Overview
The Jetson series are ARM based SOC computers designed for mobile robotics and machine learning. You can think of them as a very powerful Raspberry Pi. 3 main things set them apart from other computers.
- High AI performance while being both…
- Low Power.
- Low mass.
The NVIDIA AGX Jetson Orin Dev in 2024 was NVIDIA’s highest performance Jetson Device with 275 TFLOPS (Trillion Floating Point Operations Per Second). Much like a GPU the Jetson’s hardware is specialized for massive parallel operations, however it was designed to be very power efficient.

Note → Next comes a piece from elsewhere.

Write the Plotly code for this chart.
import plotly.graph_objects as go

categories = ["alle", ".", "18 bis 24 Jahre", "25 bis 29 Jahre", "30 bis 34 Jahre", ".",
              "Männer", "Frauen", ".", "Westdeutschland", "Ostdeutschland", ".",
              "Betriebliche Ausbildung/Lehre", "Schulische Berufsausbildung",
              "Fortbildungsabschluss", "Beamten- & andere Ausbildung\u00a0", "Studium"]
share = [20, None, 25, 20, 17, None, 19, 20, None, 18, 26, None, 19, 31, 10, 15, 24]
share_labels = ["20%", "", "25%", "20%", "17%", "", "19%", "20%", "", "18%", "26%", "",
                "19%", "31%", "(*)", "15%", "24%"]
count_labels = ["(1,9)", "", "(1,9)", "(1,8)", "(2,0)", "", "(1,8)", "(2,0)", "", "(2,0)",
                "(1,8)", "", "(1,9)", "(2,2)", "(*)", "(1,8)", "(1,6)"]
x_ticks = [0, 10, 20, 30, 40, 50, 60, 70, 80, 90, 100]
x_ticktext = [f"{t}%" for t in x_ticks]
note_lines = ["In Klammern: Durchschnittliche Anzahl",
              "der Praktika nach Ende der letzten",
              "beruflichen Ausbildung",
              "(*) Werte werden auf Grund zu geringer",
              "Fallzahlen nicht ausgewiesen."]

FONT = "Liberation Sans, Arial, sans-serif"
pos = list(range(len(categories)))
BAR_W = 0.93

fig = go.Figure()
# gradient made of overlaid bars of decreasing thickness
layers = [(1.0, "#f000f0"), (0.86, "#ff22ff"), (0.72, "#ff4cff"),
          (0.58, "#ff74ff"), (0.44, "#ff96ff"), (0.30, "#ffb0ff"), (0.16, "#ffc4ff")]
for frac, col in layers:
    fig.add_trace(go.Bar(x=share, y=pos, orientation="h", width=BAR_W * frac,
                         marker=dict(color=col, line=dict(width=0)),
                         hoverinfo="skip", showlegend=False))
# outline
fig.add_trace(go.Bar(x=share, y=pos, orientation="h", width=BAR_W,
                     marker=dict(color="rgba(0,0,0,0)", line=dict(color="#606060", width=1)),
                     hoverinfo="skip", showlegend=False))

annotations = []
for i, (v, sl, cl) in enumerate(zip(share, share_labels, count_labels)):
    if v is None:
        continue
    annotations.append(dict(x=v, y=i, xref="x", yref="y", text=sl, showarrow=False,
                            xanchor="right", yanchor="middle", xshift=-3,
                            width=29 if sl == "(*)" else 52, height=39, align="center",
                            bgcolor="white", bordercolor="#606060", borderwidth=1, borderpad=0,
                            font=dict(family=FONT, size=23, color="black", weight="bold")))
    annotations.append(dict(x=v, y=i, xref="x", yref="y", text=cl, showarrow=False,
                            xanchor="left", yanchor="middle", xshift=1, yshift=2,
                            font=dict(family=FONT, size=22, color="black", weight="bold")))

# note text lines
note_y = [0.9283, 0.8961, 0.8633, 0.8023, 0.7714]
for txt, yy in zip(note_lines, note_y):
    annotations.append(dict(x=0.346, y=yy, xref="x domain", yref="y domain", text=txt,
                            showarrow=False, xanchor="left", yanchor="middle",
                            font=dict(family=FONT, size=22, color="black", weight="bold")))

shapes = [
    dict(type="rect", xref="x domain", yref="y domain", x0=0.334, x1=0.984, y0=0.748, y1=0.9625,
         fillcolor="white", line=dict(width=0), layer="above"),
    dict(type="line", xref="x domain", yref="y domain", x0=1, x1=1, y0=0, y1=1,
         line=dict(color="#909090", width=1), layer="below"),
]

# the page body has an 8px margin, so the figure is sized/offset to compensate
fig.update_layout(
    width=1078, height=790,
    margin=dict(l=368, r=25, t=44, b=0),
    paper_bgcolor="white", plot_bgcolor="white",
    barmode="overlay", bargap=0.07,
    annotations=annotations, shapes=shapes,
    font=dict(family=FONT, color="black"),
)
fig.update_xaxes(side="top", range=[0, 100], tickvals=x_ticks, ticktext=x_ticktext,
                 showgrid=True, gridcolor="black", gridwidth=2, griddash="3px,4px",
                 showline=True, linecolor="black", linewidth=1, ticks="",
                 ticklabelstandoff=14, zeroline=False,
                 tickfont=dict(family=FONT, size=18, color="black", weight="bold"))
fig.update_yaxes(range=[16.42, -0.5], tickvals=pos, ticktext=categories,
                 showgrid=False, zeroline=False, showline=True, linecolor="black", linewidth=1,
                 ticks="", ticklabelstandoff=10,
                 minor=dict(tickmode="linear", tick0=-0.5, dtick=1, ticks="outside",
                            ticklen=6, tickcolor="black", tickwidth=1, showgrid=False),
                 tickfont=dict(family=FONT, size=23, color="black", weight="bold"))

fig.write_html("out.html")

The cost is that the Jetson does not scale in performance as more power is added in the same way that traditional computers function.
The key to taking advantage of the Hardware on board Jetson is the use of CUDA NVIDIA’s proprietary hardware management software. When writing code in C and Python the user may specify to run the selected process using CUDA. CUDA will then decide the most efficient way to run the software using all available hardware, including the CPU.
CAN
The Jetson utilizes 2 CAN busses CAN0 and CAN1. The pins need to be formatted very specifically to operate as CAN pins every startup and sometimes after a crash. A shell file was made to simplify this process.
Enable CAN
source enable_CAN.sh
For low level testing it is beneficial to use the CAN line for verification. The jetson uses the Linux CAN Utils package.